## BEGIN SUPPLIED DATA

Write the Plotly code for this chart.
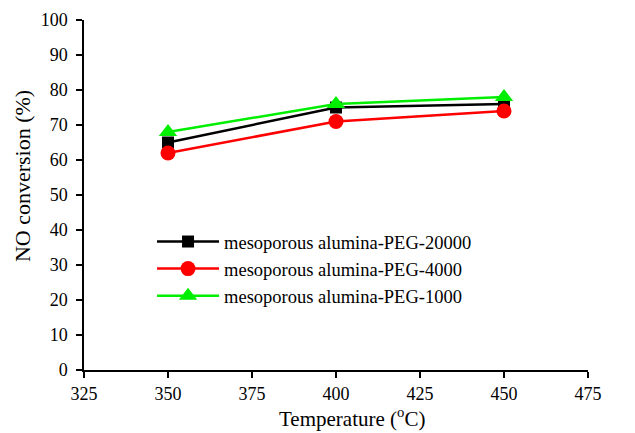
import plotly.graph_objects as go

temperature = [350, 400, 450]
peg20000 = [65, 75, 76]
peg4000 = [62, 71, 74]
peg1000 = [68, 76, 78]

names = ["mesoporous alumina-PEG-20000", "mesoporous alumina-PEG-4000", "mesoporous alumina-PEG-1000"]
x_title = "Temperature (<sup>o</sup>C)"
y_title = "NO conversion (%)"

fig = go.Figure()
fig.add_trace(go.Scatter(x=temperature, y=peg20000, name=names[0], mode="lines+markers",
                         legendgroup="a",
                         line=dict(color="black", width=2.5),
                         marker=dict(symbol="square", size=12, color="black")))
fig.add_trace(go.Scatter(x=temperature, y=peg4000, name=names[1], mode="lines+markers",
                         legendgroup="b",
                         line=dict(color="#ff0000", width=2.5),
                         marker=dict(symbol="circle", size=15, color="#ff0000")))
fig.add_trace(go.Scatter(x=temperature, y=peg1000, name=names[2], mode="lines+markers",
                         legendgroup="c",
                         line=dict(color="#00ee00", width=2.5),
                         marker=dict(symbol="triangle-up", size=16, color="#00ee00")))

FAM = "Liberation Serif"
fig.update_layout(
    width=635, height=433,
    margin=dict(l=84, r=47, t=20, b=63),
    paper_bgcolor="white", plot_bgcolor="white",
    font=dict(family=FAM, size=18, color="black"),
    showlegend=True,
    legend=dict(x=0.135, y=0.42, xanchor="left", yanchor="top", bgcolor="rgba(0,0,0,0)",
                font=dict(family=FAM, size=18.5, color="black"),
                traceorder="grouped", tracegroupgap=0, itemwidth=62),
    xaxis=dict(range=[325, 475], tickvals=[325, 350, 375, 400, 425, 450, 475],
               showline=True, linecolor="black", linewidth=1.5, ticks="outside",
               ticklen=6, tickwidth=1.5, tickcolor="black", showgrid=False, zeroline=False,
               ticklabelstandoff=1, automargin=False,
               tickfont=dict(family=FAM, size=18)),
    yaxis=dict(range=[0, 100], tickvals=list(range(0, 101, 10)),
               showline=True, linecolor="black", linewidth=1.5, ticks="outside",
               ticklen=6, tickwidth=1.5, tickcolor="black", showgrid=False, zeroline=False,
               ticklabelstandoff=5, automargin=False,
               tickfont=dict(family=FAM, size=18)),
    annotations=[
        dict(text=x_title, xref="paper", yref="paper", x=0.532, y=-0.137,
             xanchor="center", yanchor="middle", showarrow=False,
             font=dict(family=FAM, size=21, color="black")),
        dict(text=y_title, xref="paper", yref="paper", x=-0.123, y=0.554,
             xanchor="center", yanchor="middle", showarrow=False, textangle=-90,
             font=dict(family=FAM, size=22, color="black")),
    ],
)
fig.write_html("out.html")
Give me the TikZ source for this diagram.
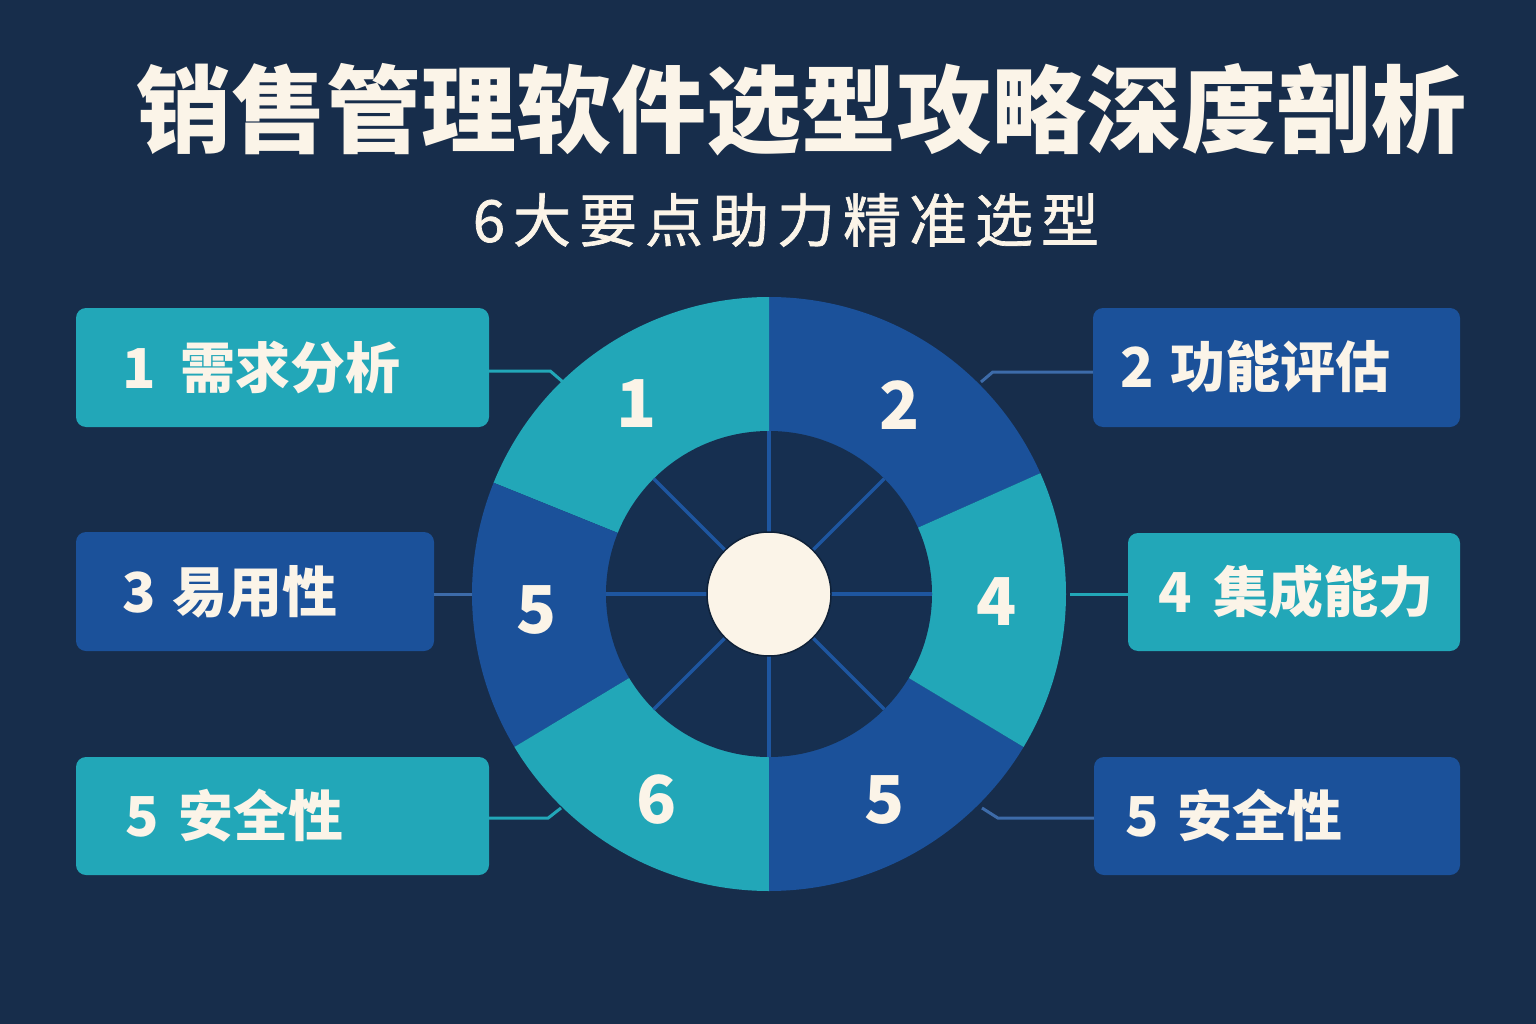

## END SUPPLIED DATA

TASK DIRECTIONS — Return each line of the data that contains the string "this".

ANSWER —
Write the Plotly code for this chart.
Give me the TikZ source for this diagram.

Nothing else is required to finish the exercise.